O guarda-chuva verde*
As duas velhas iam andando pela rua, com passos que pareceriam incertos, mas que, na verdade, eram passos de quem já perdeu toda a pressa das coisas do mundo. Chovia uma chuva fina, e elas seguiam, muito unidas sob o mesmo guarda-chuva. Confusa, a mais velha das duas velhas procurava entender, sem sequer se lembrar, como perdera o seu guarda-chuva. Coisa impossível, pois se até os moços não explicam como guarda-chuvas se perdem a toda hora, sobretudo em dias de chuva.
Pararam na banca do camelô. A velha menos velha insistia na compra de um guarda-chuva para a outra velha, que relutava, ainda mais confusa. Mas estou sem o dinheiro. Não faz mal. Não disse que, qualquer dia, lhe compraria um guarda-chuva novo? Pode escolher.
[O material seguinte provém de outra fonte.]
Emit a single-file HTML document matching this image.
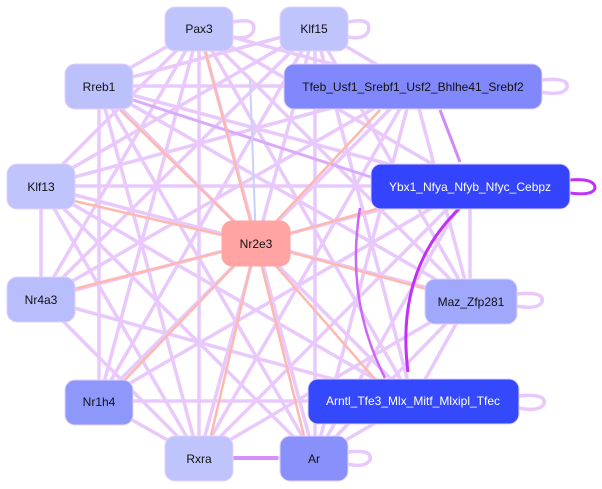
<!DOCTYPE html>
<html><head><meta charset="utf-8"><style>
html,body{margin:0;padding:0;background:#fff;}
svg{display:block;}
text{font-family:"Liberation Sans",sans-serif;font-size:12px;text-anchor:middle;dominant-baseline:central;}
</style></head><body>
<svg width="602" height="489" viewBox="0 0 602 489" xmlns="http://www.w3.org/2000/svg">
<g stroke="#e9c8fc" stroke-width="3.5" fill="none" stroke-linecap="round">
<line x1="199" y1="28" x2="99" y2="86"/><line x1="199" y1="28" x2="413" y2="86"/><line x1="199" y1="28" x2="41" y2="186"/><line x1="199" y1="28" x2="41" y2="299"/><line x1="199" y1="28" x2="470" y2="299"/><line x1="199" y1="28" x2="413" y2="401"/><line x1="199" y1="28" x2="470" y2="186"/><line x1="199" y1="28" x2="99" y2="401"/><line x1="199" y1="28" x2="199" y2="458"/><line x1="199" y1="28" x2="315" y2="458"/>
<line x1="315" y1="28" x2="413" y2="86"/><line x1="315" y1="28" x2="99" y2="86"/><line x1="315" y1="28" x2="41" y2="186"/><line x1="315" y1="28" x2="41" y2="299"/><line x1="315" y1="28" x2="99" y2="401"/><line x1="315" y1="28" x2="199" y2="458"/><line x1="315" y1="28" x2="315" y2="458"/><line x1="315" y1="28" x2="413" y2="401"/><line x1="315" y1="28" x2="470" y2="299"/>
<line x1="99" y1="86" x2="413" y2="86"/><line x1="99" y1="86" x2="470" y2="186"/><line x1="99" y1="86" x2="470" y2="299"/><line x1="99" y1="86" x2="413" y2="401"/><line x1="99" y1="86" x2="199" y2="458"/><line x1="99" y1="86" x2="315" y2="458"/><line x1="99" y1="86" x2="99" y2="401"/>
<line x1="41" y1="186" x2="470" y2="186"/><line x1="41" y1="186" x2="413" y2="86"/><line x1="41" y1="186" x2="413" y2="401"/><line x1="41" y1="186" x2="470" y2="299"/><line x1="41" y1="186" x2="41" y2="299"/><line x1="41" y1="186" x2="199" y2="458"/><line x1="41" y1="186" x2="315" y2="458"/>
<line x1="41" y1="299" x2="413" y2="86"/><line x1="41" y1="299" x2="470" y2="186"/><line x1="41" y1="299" x2="413" y2="401"/><line x1="41" y1="299" x2="199" y2="458"/>
<line x1="99" y1="401" x2="413" y2="86"/><line x1="99" y1="401" x2="470" y2="186"/><line x1="99" y1="401" x2="413" y2="401"/><line x1="99" y1="401" x2="199" y2="458"/>
<line x1="199" y1="458" x2="413" y2="86"/><line x1="199" y1="458" x2="470" y2="186"/><line x1="199" y1="458" x2="470" y2="299"/><line x1="199" y1="458" x2="315" y2="458"/>
<line x1="315" y1="458" x2="413" y2="86"/><line x1="315" y1="458" x2="470" y2="186"/><line x1="315" y1="458" x2="470" y2="299"/><line x1="315" y1="458" x2="413" y2="401"/>
<line x1="470" y1="299" x2="470" y2="186"/><line x1="470" y1="299" x2="413" y2="86"/><line x1="470" y1="299" x2="413" y2="401"/>
<path d="M233 22 q25 -5 20 10 q-5 8 -20 5"/><path d="M348 22 q25 -5 20 10 q-5 8 -20 5"/><path d="M542 80 q28 -3 25 8 q-5 8 -25 4"/><path d="M517 294 q28 -3 25 8 q-5 8 -25 4"/><path d="M519 396 q28 -3 25 8 q-5 8 -25 4"/><path d="M348 452 q25 -3 22 8 q-5 8 -22 4"/>
</g>
<line x1="440" y1="110" x2="460" y2="162" stroke="#d288fa" stroke-width="3"/>
<line x1="133" y1="100" x2="380" y2="180" stroke="#dcaafa" stroke-width="3"/>
<g stroke="#fdb8b0" stroke-width="2.5" fill="none">
<line x1="256" y1="243" x2="205" y2="50"/><line x1="256" y1="243" x2="120" y2="110"/><line x1="256" y1="243" x2="70" y2="200"/><line x1="256" y1="243" x2="70" y2="290"/><line x1="256" y1="243" x2="120" y2="385"/><line x1="256" y1="243" x2="210" y2="440"/><line x1="256" y1="243" x2="305" y2="440"/><line x1="256" y1="243" x2="380" y2="110"/><line x1="256" y1="243" x2="390" y2="205"/><line x1="256" y1="243" x2="430" y2="290"/><line x1="256" y1="243" x2="380" y2="385"/>
</g>
<line x1="256" y1="243" x2="250" y2="80" stroke="#c8d0fa" stroke-width="2"/>
<g stroke="#c030f8" stroke-width="3" fill="none">
<path d="M460 208 Q395 270 408 372"/><path d="M360 208 Q345 300 385 378" stroke="#cc66f8" stroke-width="2.5"/>
<path d="M570 180 q25 -2 25 8 q-2 8 -25 5"/>
</g>
<line x1="233" y1="458" x2="278" y2="458" stroke="#d690fa" stroke-width="4"/>
<g stroke="#e6d0fc" stroke-width="1">
<rect x="165" y="7" width="68" height="44" rx="10" fill="#c0c4fc"/>
<rect x="280" y="7" width="68" height="44" rx="10" fill="#c0c4fc"/>
<rect x="65" y="64" width="68" height="45" rx="10" fill="#bcc1fc"/>
<rect x="284" y="64" width="258" height="45" rx="10" fill="#8088fc"/>
<rect x="7" y="164" width="68" height="45" rx="10" fill="#c0c4fc"/>
<rect x="371" y="164" width="199" height="45" rx="10" fill="#3444fc"/>
<rect x="222" y="221" width="68" height="45" rx="10" fill="#ffa3a3" stroke="#ffa3a3"/>
<rect x="7" y="277" width="68" height="45" rx="10" fill="#b8bdfc"/>
<rect x="425" y="279" width="92" height="45" rx="10" fill="#a0a8fc"/>
<rect x="65" y="380" width="68" height="45" rx="10" fill="#8e98fb"/>
<rect x="308" y="379" width="211" height="45" rx="10" fill="#3448fc"/>
<rect x="165" y="436" width="68" height="45" rx="10" fill="#c0c4fc"/>
<rect x="280" y="436" width="68" height="45" rx="10" fill="#8890fb"/>
</g>
<g fill="#111">
<text x="199" y="29">Pax3</text><text x="314" y="29">Klf15</text><text x="99" y="87">Rreb1</text>
<text x="413" y="87">Tfeb_Usf1_Srebf1_Usf2_Bhlhe41_Srebf2</text>
<text x="41" y="187">Klf13</text><text x="256" y="244">Nr2e3</text><text x="41" y="300">Nr4a3</text>
<text x="471" y="302">Maz_Zfp281</text><text x="99" y="402">Nr1h4</text><text x="199" y="459">Rxra</text><text x="314" y="459">Ar</text>
</g>
<g fill="#fff">
<text x="470" y="187">Ybx1_Nfya_Nfyb_Nfyc_Cebpz</text>
<text x="413" y="401">Arntl_Tfe3_Mlx_Mitf_Mlxipl_Tfec</text>
</g>
</svg>
</body></html>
A velha mais velha piscava para os guarda-chuvas na barraca, enquanto o camelô, paciente, esperava. E porquê já viveram até o ponto de perder a pressa, e de saber, que, agora, eram os outros que deveriam esperar por elas, as velhas escolhiam o guarda-chuva devagar. Devagar caía uma chuva rala.
Finalmente, seguiram pela rua cheia de guarda-chuvas em direção ao ortopedista. A mais velha das duas velhas sentiu a falta do corpo da outra velha amparando o seu. Contudo, o braço dela ainda a enlaçava pela cintura, e as duas seguiam, os guarda-chuvas bailando sob a chuva fina.
Com espanto e dor, subiram cada degrau. O que são as dores todas do mundo, quando duas velhas sobem cinco degraus? O ascensorista, solícito, as aguardava.
Outros velhos, muitos velhos, enchiam o consultório de ortopedia. Cada velho que levantava, que saía – e outro velho segurava longamente a porta – parecia que o mundo parava.
As duas velhinhas, sempre unidas, seriam as últimas. O médico atendia por ordem de chegada. A lentidão da velhice atrasava o atendimento. E quando parecia não ter mais fim a espera, a recepcionista encontrou, ao lado das velhas, um guarda-chuva abandonado. Negro, bem negro, não era delas, e de mais ninguém. Na sala de espera do consultório, não havia mais nenhum velho, além delas duas, que já se dirigiam ao médico.
— O que faço, doutor? Mais um guarda-chuva perdido. À soleira da porta, a recepcionista segurava incólume o objeto extraviado.
— Agora é moda, minhas senhoras. Semana passada, encontramos um também.
— Por acaso era verde?, arriscou a velhinha mais velha.
Meio comovido – porque, apesar do trato quase diário com aqueles seres que ainda não foram, mas também já não eram, meros ossos porosos a serem examinados, ele ainda guardava a capacidade de, pelo menos, querer se comover –, meio comovido, o médico mandou a recepcionista buscar o guarda-chuva verde. Mas a moça, pigarreando, explicou que o havia deixado na portaria. Era só pegá-lo, quando por lá passassem.
Na saída, a velhinha foi em busca do seu guarda-chuva verde. Atencioso, o porteiro prontamente se dispôs a pegá-lo. Que pena. Não é esse, não. Esperem, tem outro. E é verde também. Do cubículo escuro ao lado do balcão, o porteiro emergiu segurando o guarda-chuva verde. E, embora verde, também não era aquele o guarda-chuva agora já ansiosamente esperado.
Um momento! O porteiro, nesse instante, tornou-se involuntariamente autoritário, fazendo com que as velhas suspendessem o passo. Das entranhas do cubículo escuro agarrado ao balcão, o porteiro retirou quatro guarda-chuvas. Um verde-claro, um verde-escuro, outro verde-petróleo e outro, ainda verde, xadrez. Nenhum, porém, ostentava o friso dourado, a alça intacta. Nenhum deles era de pequenos pontos vermelhos salpicado. Eram verdes e eram guarda-chuvas. Mas nenhum era o guarda-chuva verde, para sempre perdido. Perdido para sempre.
Chegando à rua, a chuva já havia ido embora. Guarda-chuvas debaixo dos braços, as duas velhas seguiam mais lentas, mais unidas, mais inseparáveis. Acima de suas cabeças, resplandecia um céu recém-lavado.
* Publicado na revista Ficções, ano VI, n. 12, dez./2003, p. 84-5.